Apple has begun shipping its Developer Transition Kit hardware to developers. The kit appears to be a Mac mini with the iPad Pro’s A12Z chip, bring Apple silicon to a Mac for the first time in years.
Despite Apple asking developers not to post benchmarks of the device, results have inevitably sprung up already.
The machines are posting around 800 on benchmark software Geekbench 5’s single core test and between 2500 and 2900 in the multi-core score. For comparison, we benchmarked the Intel Core i3 2020 MacBook Air at 2380 for multi-core.
Impressively, this means that Apple’s new machine is running better than a current MacBook Air even though the results are virtualised. Geekbench will not have been optimised for Apple’s new chips, and the machine itself is running virtualised using Apple’s Rosetta program.
It means that once the machines are finalised and are running programs built for the new ARM architecture, the results should be even higher. Devs have pointed out how these results are already bettering Microsoft’s ARM architecture on the Surface Pro X 2-in-1.

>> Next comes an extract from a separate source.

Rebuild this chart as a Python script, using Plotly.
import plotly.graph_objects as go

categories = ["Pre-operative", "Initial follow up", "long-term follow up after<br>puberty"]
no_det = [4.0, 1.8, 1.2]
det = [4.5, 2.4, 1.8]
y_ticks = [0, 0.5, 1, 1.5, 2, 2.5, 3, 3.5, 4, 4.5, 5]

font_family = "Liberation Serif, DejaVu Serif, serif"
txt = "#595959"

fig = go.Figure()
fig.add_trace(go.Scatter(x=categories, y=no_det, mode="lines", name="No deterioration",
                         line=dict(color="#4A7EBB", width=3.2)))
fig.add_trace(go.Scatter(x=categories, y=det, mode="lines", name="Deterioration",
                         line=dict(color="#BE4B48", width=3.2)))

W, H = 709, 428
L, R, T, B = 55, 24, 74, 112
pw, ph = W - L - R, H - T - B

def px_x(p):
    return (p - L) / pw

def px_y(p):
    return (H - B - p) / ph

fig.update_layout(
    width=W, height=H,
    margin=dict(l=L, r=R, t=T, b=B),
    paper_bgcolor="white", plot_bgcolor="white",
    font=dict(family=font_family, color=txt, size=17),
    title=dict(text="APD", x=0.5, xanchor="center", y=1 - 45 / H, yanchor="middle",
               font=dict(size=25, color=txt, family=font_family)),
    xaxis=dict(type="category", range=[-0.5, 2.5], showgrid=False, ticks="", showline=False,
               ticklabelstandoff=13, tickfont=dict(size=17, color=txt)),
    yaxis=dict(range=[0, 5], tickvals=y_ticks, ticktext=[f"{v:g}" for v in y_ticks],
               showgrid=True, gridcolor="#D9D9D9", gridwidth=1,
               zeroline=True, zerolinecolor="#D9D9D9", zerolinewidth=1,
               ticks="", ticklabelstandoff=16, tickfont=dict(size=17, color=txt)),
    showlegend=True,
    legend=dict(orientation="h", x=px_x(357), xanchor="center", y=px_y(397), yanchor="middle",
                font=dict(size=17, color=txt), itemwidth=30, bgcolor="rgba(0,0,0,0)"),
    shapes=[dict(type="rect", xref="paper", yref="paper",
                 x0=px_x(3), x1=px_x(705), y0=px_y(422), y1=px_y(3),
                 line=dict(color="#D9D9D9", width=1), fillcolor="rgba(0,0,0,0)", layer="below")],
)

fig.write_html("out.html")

Surface Pro X can run Geekbench under emulation too — but remember, it’s emulating the 32-bit version, not 64-bit — and it’s using all eight cores https://t.co/sQ1zCExfbh
— Steve Troughton-Smith (@stroughtonsmith) June 29, 2020
9to5Mac reports that the dip in performance via the emulation could be as high as 40%, and the final retail version of the promised 2020 device is likely to be more powerful than what we see here. It’ll be remarkable if Apple’s ARM implementation can be that much improved or Intel or Qualcomm’s.
It’s also not entirely clear the changes made inside the dev kit sent out, as the A12Z is an eight-core chip but the benchmark results of the new machine are showing just four.